**TASK DESCRIPTION**
Everything from the line containing "Generate a Python" down to the line containing "n08_sy2 = [0.000, 0.058, 0.165, 0.108, 0.428]" is to be returned exactly; include both boundary lines and leave out all others.

>> start

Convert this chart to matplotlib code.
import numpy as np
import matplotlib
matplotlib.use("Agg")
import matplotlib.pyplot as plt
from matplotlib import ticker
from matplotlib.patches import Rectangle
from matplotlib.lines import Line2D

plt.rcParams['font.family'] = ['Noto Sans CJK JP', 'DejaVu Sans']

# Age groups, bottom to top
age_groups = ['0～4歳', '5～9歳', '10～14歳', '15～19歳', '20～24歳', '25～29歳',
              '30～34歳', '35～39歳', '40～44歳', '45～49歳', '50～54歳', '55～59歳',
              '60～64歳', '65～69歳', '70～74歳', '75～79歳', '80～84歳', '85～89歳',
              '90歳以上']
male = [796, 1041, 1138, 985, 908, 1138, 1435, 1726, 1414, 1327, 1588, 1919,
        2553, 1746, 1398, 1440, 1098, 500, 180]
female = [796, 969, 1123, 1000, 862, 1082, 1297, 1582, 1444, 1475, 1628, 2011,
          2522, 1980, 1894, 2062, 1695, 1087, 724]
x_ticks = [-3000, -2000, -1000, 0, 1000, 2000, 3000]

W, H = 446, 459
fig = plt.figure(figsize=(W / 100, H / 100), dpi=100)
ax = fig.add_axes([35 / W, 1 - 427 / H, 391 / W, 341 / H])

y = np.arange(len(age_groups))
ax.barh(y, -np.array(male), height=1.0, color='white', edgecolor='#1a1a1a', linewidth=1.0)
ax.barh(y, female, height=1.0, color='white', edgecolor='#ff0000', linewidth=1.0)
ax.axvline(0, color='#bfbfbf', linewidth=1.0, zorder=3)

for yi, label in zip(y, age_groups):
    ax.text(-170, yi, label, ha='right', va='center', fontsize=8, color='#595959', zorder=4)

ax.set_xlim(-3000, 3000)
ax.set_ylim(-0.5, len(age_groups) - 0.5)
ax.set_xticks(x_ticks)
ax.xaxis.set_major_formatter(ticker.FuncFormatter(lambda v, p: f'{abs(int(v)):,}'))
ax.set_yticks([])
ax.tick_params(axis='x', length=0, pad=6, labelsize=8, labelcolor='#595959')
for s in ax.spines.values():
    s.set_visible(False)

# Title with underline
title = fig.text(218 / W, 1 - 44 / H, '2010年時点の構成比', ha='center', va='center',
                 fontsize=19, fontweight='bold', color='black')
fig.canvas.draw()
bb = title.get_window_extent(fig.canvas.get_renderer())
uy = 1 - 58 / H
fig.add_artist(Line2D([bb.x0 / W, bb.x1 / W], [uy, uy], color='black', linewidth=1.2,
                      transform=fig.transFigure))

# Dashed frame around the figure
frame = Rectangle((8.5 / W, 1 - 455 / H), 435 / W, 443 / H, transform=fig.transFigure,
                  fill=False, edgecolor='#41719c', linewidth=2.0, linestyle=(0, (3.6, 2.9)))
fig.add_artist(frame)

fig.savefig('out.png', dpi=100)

>> end
>> start

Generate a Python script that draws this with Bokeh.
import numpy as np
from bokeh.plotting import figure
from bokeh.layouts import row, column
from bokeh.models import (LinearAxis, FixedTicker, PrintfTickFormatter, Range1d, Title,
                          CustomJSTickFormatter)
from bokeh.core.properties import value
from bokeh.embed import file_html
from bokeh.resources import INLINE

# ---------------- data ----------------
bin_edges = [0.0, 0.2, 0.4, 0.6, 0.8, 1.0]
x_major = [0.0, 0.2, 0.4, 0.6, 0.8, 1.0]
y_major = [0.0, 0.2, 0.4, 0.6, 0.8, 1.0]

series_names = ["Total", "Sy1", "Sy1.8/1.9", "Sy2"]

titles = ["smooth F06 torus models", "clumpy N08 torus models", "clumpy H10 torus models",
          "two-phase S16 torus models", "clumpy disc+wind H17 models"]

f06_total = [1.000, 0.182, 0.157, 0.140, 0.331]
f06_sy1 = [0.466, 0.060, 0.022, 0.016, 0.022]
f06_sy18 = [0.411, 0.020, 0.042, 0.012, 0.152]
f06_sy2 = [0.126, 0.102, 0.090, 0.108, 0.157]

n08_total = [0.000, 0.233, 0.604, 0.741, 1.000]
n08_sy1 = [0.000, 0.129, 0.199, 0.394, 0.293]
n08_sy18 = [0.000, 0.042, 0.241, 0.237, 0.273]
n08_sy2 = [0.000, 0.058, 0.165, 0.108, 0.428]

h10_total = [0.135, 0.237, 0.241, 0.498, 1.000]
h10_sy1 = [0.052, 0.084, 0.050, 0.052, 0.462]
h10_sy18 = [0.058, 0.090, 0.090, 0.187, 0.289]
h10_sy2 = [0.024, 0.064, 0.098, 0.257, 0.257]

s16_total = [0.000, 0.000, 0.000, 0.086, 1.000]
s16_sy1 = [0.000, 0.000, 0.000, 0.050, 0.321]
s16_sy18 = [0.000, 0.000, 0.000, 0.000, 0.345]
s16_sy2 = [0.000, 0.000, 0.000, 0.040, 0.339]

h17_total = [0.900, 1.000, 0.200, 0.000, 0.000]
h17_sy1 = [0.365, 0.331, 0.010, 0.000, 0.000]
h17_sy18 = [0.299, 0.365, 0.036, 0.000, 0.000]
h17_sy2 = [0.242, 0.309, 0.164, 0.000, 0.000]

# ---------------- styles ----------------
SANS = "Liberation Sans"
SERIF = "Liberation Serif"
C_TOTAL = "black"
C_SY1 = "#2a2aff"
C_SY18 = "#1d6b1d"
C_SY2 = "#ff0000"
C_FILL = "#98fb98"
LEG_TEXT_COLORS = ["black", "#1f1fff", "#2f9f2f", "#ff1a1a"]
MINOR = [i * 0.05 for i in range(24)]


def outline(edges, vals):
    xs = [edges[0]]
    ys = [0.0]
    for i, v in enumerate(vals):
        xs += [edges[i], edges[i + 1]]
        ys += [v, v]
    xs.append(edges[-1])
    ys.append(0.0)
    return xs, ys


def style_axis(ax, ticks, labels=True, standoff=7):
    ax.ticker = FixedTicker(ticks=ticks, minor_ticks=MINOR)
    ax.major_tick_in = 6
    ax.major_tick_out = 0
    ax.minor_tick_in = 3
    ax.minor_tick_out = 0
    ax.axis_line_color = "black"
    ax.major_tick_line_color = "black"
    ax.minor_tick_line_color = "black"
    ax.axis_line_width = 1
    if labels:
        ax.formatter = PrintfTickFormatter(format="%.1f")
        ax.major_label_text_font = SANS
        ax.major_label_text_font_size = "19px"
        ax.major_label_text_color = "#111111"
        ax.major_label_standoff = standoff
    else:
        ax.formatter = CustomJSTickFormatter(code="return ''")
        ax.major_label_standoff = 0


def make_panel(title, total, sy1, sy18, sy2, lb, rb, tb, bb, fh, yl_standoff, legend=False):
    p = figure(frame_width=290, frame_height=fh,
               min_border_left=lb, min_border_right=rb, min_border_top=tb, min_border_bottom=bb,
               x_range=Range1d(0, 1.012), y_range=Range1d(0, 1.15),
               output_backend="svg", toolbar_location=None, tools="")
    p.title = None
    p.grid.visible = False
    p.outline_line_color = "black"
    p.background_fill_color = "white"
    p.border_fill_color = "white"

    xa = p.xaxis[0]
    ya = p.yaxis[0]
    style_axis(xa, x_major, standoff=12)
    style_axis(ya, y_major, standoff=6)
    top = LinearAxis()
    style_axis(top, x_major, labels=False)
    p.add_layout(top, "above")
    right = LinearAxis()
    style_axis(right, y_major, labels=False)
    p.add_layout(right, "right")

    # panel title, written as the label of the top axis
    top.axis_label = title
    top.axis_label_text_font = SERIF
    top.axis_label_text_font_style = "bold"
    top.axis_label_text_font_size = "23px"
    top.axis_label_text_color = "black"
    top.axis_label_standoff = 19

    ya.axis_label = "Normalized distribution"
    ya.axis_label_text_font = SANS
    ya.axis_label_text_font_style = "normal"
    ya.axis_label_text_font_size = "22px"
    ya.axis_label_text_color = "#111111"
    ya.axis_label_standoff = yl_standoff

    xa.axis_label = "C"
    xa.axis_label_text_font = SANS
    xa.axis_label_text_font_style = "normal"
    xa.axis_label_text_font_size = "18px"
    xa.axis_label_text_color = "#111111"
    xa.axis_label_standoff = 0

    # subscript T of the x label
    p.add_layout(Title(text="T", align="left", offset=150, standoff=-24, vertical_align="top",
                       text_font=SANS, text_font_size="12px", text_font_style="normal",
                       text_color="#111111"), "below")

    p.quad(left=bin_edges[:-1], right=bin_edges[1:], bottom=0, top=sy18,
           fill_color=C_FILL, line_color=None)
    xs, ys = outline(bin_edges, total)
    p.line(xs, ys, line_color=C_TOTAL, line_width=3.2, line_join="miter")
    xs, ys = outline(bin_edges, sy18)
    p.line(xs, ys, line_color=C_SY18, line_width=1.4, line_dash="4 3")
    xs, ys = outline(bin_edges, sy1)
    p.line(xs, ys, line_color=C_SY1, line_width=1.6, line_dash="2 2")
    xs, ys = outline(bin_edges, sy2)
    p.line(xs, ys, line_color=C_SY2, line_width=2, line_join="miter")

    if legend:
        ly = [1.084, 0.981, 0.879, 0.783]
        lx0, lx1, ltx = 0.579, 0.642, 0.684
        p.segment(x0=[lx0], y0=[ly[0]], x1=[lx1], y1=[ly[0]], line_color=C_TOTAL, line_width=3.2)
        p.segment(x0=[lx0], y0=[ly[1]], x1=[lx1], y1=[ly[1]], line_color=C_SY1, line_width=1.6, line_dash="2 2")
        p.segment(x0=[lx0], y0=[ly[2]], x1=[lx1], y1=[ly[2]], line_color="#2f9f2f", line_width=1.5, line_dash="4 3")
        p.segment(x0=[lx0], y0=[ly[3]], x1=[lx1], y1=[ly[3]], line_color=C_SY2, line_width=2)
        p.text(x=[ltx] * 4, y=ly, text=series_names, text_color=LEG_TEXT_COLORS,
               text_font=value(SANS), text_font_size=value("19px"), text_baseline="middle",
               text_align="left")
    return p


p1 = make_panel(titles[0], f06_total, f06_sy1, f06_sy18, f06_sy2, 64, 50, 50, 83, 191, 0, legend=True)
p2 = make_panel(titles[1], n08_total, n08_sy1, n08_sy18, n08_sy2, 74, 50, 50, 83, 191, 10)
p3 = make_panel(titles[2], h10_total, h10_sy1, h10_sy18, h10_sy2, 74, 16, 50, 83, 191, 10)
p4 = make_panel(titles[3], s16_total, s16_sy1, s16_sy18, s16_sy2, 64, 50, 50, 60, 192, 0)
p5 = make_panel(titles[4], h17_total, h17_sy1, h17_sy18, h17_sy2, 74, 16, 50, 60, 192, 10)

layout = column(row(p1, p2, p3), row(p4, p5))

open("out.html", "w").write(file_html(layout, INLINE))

>> end

**TASK RESULT**
Generate a Python script that draws this with Bokeh.
import numpy as np
from bokeh.plotting import figure
from bokeh.layouts import row, column
from bokeh.models import (LinearAxis, FixedTicker, PrintfTickFormatter, Range1d, Title,
                          CustomJSTickFormatter)
from bokeh.core.properties import value
from bokeh.embed import file_html
from bokeh.resources import INLINE

# ---------------- data ----------------
bin_edges = [0.0, 0.2, 0.4, 0.6, 0.8, 1.0]
x_major = [0.0, 0.2, 0.4, 0.6, 0.8, 1.0]
y_major = [0.0, 0.2, 0.4, 0.6, 0.8, 1.0]

series_names = ["Total", "Sy1", "Sy1.8/1.9", "Sy2"]

titles = ["smooth F06 torus models", "clumpy N08 torus models", "clumpy H10 torus models",
          "two-phase S16 torus models", "clumpy disc+wind H17 models"]

f06_total = [1.000, 0.182, 0.157, 0.140, 0.331]
f06_sy1 = [0.466, 0.060, 0.022, 0.016, 0.022]
f06_sy18 = [0.411, 0.020, 0.042, 0.012, 0.152]
f06_sy2 = [0.126, 0.102, 0.090, 0.108, 0.157]

n08_total = [0.000, 0.233, 0.604, 0.741, 1.000]
n08_sy1 = [0.000, 0.129, 0.199, 0.394, 0.293]
n08_sy18 = [0.000, 0.042, 0.241, 0.237, 0.273]
n08_sy2 = [0.000, 0.058, 0.165, 0.108, 0.428]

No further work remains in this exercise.